▶ Exercise details: Below are some records. Output the lines from the first one through the line that holds "fig = go.Figure()", exactly as written, with no pictures.
Start of Stored data
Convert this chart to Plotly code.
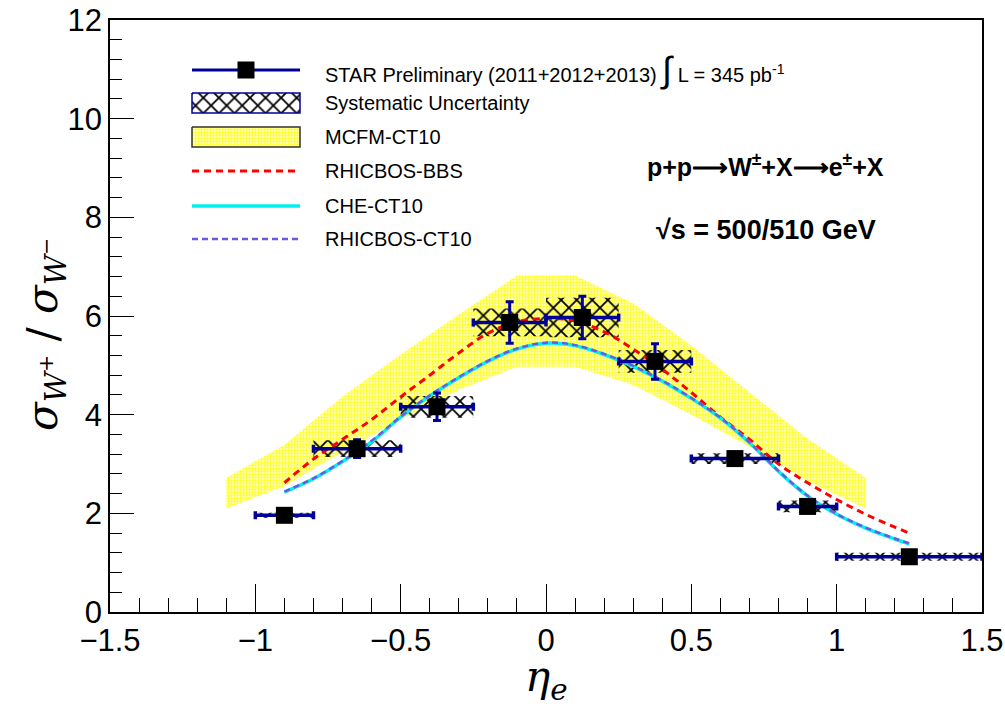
import plotly.graph_objects as go

# ---------------- data ----------------
eta = [-0.9, -0.65, -0.375, -0.125, 0.125, 0.375, 0.65, 0.9, 1.25]
eta_half = [0.1, 0.15, 0.125, 0.125, 0.125, 0.125, 0.15, 0.1, 0.25]
ratio = [1.96, 3.31, 4.16, 5.87, 5.97, 5.08, 3.11, 2.14, 1.12]
stat_err = [0.06, 0.18, 0.28, 0.42, 0.43, 0.36, 0.10, 0.12, 0.06]
sys_err = [0.05, 0.17, 0.22, 0.28, 0.40, 0.23, 0.11, 0.12, 0.08]

mcfm_eta = [-1.1, -0.9, -0.7, -0.5, -0.3, -0.1, 0.1, 0.3, 0.5, 0.7, 0.9, 1.1]
mcfm_hi = [2.72, 3.39, 4.37, 5.22, 6.03, 6.82, 6.82, 6.26, 5.40, 4.45, 3.51, 2.72]
mcfm_lo = [2.10, 2.55, 3.25, 3.90, 4.50, 4.97, 4.97, 4.60, 4.00, 3.35, 2.65, 2.10]

theo_eta = [-0.9, -0.8, -0.7, -0.6, -0.5, -0.4, -0.3, -0.2, -0.1, 0.0, 0.1, 0.2,
            0.3, 0.4, 0.5, 0.6, 0.7, 0.8, 0.9, 1.0, 1.1, 1.2, 1.25]
rhicbos_bbs = [2.62, 3.10, 3.50, 3.90, 4.36, 4.80, 5.25, 5.65, 5.88, 5.95, 5.90, 5.68,
               5.33, 4.92, 4.45, 3.95, 3.50, 3.00, 2.62, 2.28, 1.98, 1.72, 1.60]
che_ct10 = [2.43, 2.70, 3.05, 3.45, 3.95, 4.38, 4.75, 5.08, 5.33, 5.45, 5.40, 5.22,
            4.98, 4.68, 4.33, 3.93, 3.43, 2.85, 2.35, 1.98, 1.70, 1.48, 1.38]
rhicbos_ct10 = [2.44, 2.71, 3.06, 3.47, 3.96, 4.39, 4.76, 5.09, 5.34, 5.46, 5.41, 5.23,
                4.99, 4.69, 4.34, 3.94, 3.44, 2.86, 2.36, 1.99, 1.71, 1.49, 1.39]

x_ticks = [-1.5, -1.0, -0.5, 0.0, 0.5, 1.0, 1.5]
y_ticks = [0, 2, 4, 6, 8, 10, 12]

# ---------------- style ----------------
NAVY = "#000099"
YELLOW = "#ffff00"
RED = "#ff0000"
CYAN = "#00f0f0"
PURPLE = "#6a5ae0"
FONT = "Liberation Sans"
SERIF = "DejaVu Serif"

BAND_PATTERN = dict(shape=".", fgcolor=YELLOW, bgcolor="rgba(255,255,255,0)", size=3,
                    solidity=0.7, fgopacity=0.8)
HATCH_PATTERN = dict(shape="x", fgcolor="#000000", bgcolor="rgba(0,0,0,0)", size=11,
                     solidity=0.3, fgopacity=1, fillmode="replace")

fig = go.Figure()

# MCFM band
fig.add_trace(go.Scatter(
    x=mcfm_eta + mcfm_eta[::-1], y=mcfm_hi + mcfm_lo[::-1],
    fill="toself", mode="lines", line=dict(width=0, color="rgba(0,0,0,0)"),
    fillcolor="rgba(0,0,0,0)", fillpattern=BAND_PATTERN,
    showlegend=False, hoverinfo="skip"))

# systematic boxes (one polygon per point, separated by None)
box_x, box_y = [], []
for c, hw, r, s in zip(eta, eta_half, ratio, sys_err):
    box_x += [c - hw, c + hw, c + hw, c - hw, c - hw, None]
    box_y += [r - s, r - s, r + s, r + s, r - s, None]
fig.add_trace(go.Scatter(
    x=box_x, y=box_y, fill="toself", mode="lines",
    line=dict(width=0, color="rgba(0,0,0,0)"), fillcolor="rgba(0,0,0,0)",
    fillpattern=HATCH_PATTERN, showlegend=False, hoverinfo="skip"))

# theory curves
fig.add_trace(go.Scatter(x=theo_eta, y=rhicbos_bbs, mode="lines",
                         line=dict(color=RED, width=3, dash="7px,5px", shape="spline"),
                         showlegend=False))
fig.add_trace(go.Scatter(x=theo_eta, y=che_ct10, mode="lines",
                         line=dict(color=CYAN, width=3.5, shape="spline"),
                         showlegend=False))
fig.add_trace(go.Scatter(x=theo_eta, y=rhicbos_ct10, mode="lines",
                         line=dict(color=PURPLE, width=2.5, dash="6px,4px", shape="spline"),
                         showlegend=False))

# data points
fig.add_trace(go.Scatter(
    x=eta, y=ratio, mode="markers",
    marker=dict(symbol="square", size=17, color="black"),
    error_x=dict(type="data", array=eta_half, color=NAVY, thickness=3.5, width=4),
    error_y=dict(type="data", array=stat_err, color=NAVY, thickness=3, width=4),
    showlegend=False))

# ---------------- hand-built legend on an overlay axis (0..1 of the frame) -------------
L, R, T, B = 110, 982, 20, 612
def fx(px):
    return (px - L) / (R - L)
def fy(py):
    return (B - py) / (B - T)

sx0, sx1 = fx(192), fx(300)
rows = [70, 103, 137, 171, 206, 239]

fig.add_trace(go.Scatter(x=[sx0, sx1], y=[fy(rows[0])] * 2, mode="lines",
                         line=dict(color=NAVY, width=3), xaxis="x2", yaxis="y2",
                         showlegend=False, hoverinfo="skip"))
fig.add_trace(go.Scatter(x=[(sx0 + sx1) / 2], y=[fy(rows[0])], mode="markers",
                         marker=dict(symbol="square", size=17, color="black"),
                         xaxis="x2", yaxis="y2", showlegend=False, hoverinfo="skip"))
h = 10
fig.add_trace(go.Scatter(
    x=[sx0, sx1, sx1, sx0, sx0],
    y=[fy(rows[1] - h), fy(rows[1] - h), fy(rows[1] + h), fy(rows[1] + h), fy(rows[1] - h)],
    fill="toself", mode="lines", line=dict(color=NAVY, width=1.5), fillcolor="rgba(0,0,0,0)",
    fillpattern=HATCH_PATTERN, xaxis="x2", yaxis="y2", showlegend=False, hoverinfo="skip"))
fig.add_trace(go.Scatter(
    x=[sx0, sx1, sx1, sx0, sx0],
    y=[fy(rows[2] - h), fy(rows[2] - h), fy(rows[2] + h), fy(rows[2] + h), fy(rows[2] - h)],
    fill="toself", mode="lines", line=dict(color="#333333", width=1.5), fillcolor="rgba(0,0,0,0)",
    fillpattern=BAND_PATTERN, xaxis="x2", yaxis="y2", showlegend=False, hoverinfo="skip"))
for row, col, wid, dash in [(rows[3], RED, 3, "7px,5px"), (rows[4], CYAN, 3.5, "solid"),
                            (rows[5], PURPLE, 2.5, "6px,4px")]:
    fig.add_trace(go.Scatter(x=[sx0, sx1], y=[fy(row)] * 2, mode="lines",
                             line=dict(color=col, width=wid, dash=dash),
                             xaxis="x2", yaxis="y2", showlegend=False, hoverinfo="skip"))

legend_texts = [
    "STAR Preliminary (2011+2012+2013) <span style='font-size:36px'>∫</span> L = 345 pb<sup>-1</sup>",
    "Systematic Uncertainty",
    "MCFM-CT10",
    "RHICBOS-BBS",
    "CHE-CT10",
    "RHICBOS-CT10",
]
annotations = []
for row, txt in zip(rows, legend_texts):
    annotations.append(dict(x=fx(323), y=fy(row), xref="paper", yref="paper",
                            text=txt, showarrow=False, xanchor="left", yanchor="middle",
                            font=dict(family=FONT, size=20, color="black")))

annotations.append(dict(x=fx(765), y=fy(165), xref="paper", yref="paper",
                        text="<b>p+p⟶W<sup>±</sup>+X⟶e<sup>±</sup>+X</b>", showarrow=False,
                        xanchor="center", yanchor="middle",
                        font=dict(family=FONT, size=25, color="black")))
annotations.append(dict(x=fx(766), y=fy(230), xref="paper", yref="paper",
                        text="<b>√s = 500/510 GeV</b>", showarrow=False,
                        xanchor="center", yanchor="middle",
                        font=dict(family=FONT, size=27, color="black")))
annotations.append(dict(x=fx(46), y=fy(335), xref="paper", yref="paper",
                        text="<i>σ</i><sub><i>W</i><sup>+</sup></sub> / <i>σ</i><sub><i>W</i><sup>−</sup></sub>",
                        textangle=-90, showarrow=False, xanchor="center", yanchor="middle",
                        font=dict(family=SERIF, size=42, color="black")))
annotations.append(dict(x=fx(546), y=fy(679), xref="paper", yref="paper",
                        text="<i>η</i><sub><i>e</i></sub>",
                        showarrow=False, xanchor="center", yanchor="middle",
                        font=dict(family=SERIF, size=42, color="black")))

axis_common = dict(showgrid=False, zeroline=False, showline=True, linecolor="black",
                   linewidth=1.5, mirror=True, ticks="inside", tickcolor="black",
                   tickwidth=1.2, automargin=False,
                   tickfont=dict(family=FONT, size=31, color="black"))

fig.update_layout(
    width=1005, height=707,
    margin=dict(l=L, r=1005 - R, t=T, b=707 - B),
    paper_bgcolor="white", plot_bgcolor="white",
    showlegend=False,
    xaxis=dict(range=[-1.5, 1.5], tickvals=x_ticks, ticklen=28,
               minor=dict(ticks="inside", dtick=0.1, tick0=0, ticklen=14,
                          tickcolor="black", tickwidth=1, showgrid=False),
               **axis_common),
    yaxis=dict(range=[0, 12], tickvals=y_ticks, ticklen=24,
               minor=dict(ticks="inside", dtick=0.4, tick0=0, ticklen=12,
                          tickcolor="black", tickwidth=1, showgrid=False),
               **axis_common),
    xaxis2=dict(range=[0, 1], overlaying="x", visible=False, fixedrange=True),
    yaxis2=dict(range=[0, 1], overlaying="y", visible=False, fixedrange=True),
    annotations=annotations,
)

fig.write_html("out.html")
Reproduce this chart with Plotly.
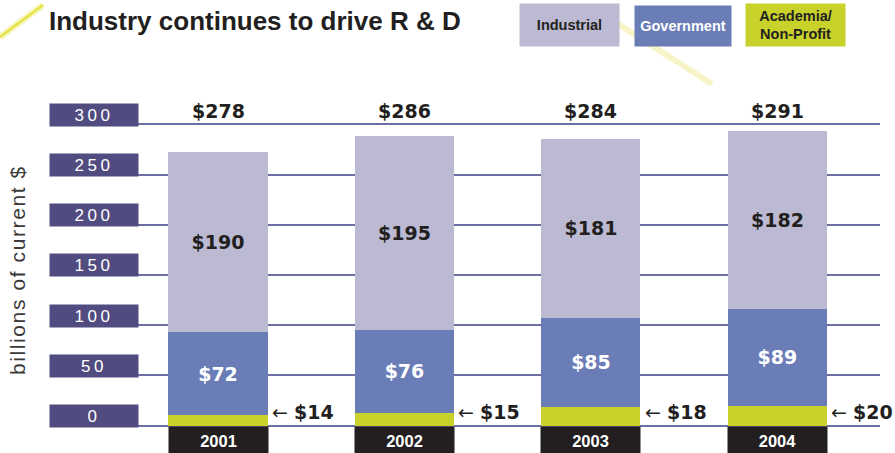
End of Stored data
▶ Exercise response:
Convert this chart to Plotly code.
import plotly.graph_objects as go

# ---------------- data ----------------
eta = [-0.9, -0.65, -0.375, -0.125, 0.125, 0.375, 0.65, 0.9, 1.25]
eta_half = [0.1, 0.15, 0.125, 0.125, 0.125, 0.125, 0.15, 0.1, 0.25]
ratio = [1.96, 3.31, 4.16, 5.87, 5.97, 5.08, 3.11, 2.14, 1.12]
stat_err = [0.06, 0.18, 0.28, 0.42, 0.43, 0.36, 0.10, 0.12, 0.06]
sys_err = [0.05, 0.17, 0.22, 0.28, 0.40, 0.23, 0.11, 0.12, 0.08]

mcfm_eta = [-1.1, -0.9, -0.7, -0.5, -0.3, -0.1, 0.1, 0.3, 0.5, 0.7, 0.9, 1.1]
mcfm_hi = [2.72, 3.39, 4.37, 5.22, 6.03, 6.82, 6.82, 6.26, 5.40, 4.45, 3.51, 2.72]
mcfm_lo = [2.10, 2.55, 3.25, 3.90, 4.50, 4.97, 4.97, 4.60, 4.00, 3.35, 2.65, 2.10]

theo_eta = [-0.9, -0.8, -0.7, -0.6, -0.5, -0.4, -0.3, -0.2, -0.1, 0.0, 0.1, 0.2,
            0.3, 0.4, 0.5, 0.6, 0.7, 0.8, 0.9, 1.0, 1.1, 1.2, 1.25]
rhicbos_bbs = [2.62, 3.10, 3.50, 3.90, 4.36, 4.80, 5.25, 5.65, 5.88, 5.95, 5.90, 5.68,
               5.33, 4.92, 4.45, 3.95, 3.50, 3.00, 2.62, 2.28, 1.98, 1.72, 1.60]
che_ct10 = [2.43, 2.70, 3.05, 3.45, 3.95, 4.38, 4.75, 5.08, 5.33, 5.45, 5.40, 5.22,
            4.98, 4.68, 4.33, 3.93, 3.43, 2.85, 2.35, 1.98, 1.70, 1.48, 1.38]
rhicbos_ct10 = [2.44, 2.71, 3.06, 3.47, 3.96, 4.39, 4.76, 5.09, 5.34, 5.46, 5.41, 5.23,
                4.99, 4.69, 4.34, 3.94, 3.44, 2.86, 2.36, 1.99, 1.71, 1.49, 1.39]

x_ticks = [-1.5, -1.0, -0.5, 0.0, 0.5, 1.0, 1.5]
y_ticks = [0, 2, 4, 6, 8, 10, 12]

# ---------------- style ----------------
NAVY = "#000099"
YELLOW = "#ffff00"
RED = "#ff0000"
CYAN = "#00f0f0"
PURPLE = "#6a5ae0"
FONT = "Liberation Sans"
SERIF = "DejaVu Serif"

BAND_PATTERN = dict(shape=".", fgcolor=YELLOW, bgcolor="rgba(255,255,255,0)", size=3,
                    solidity=0.7, fgopacity=0.8)
HATCH_PATTERN = dict(shape="x", fgcolor="#000000", bgcolor="rgba(0,0,0,0)", size=11,
                     solidity=0.3, fgopacity=1, fillmode="replace")

fig = go.Figure()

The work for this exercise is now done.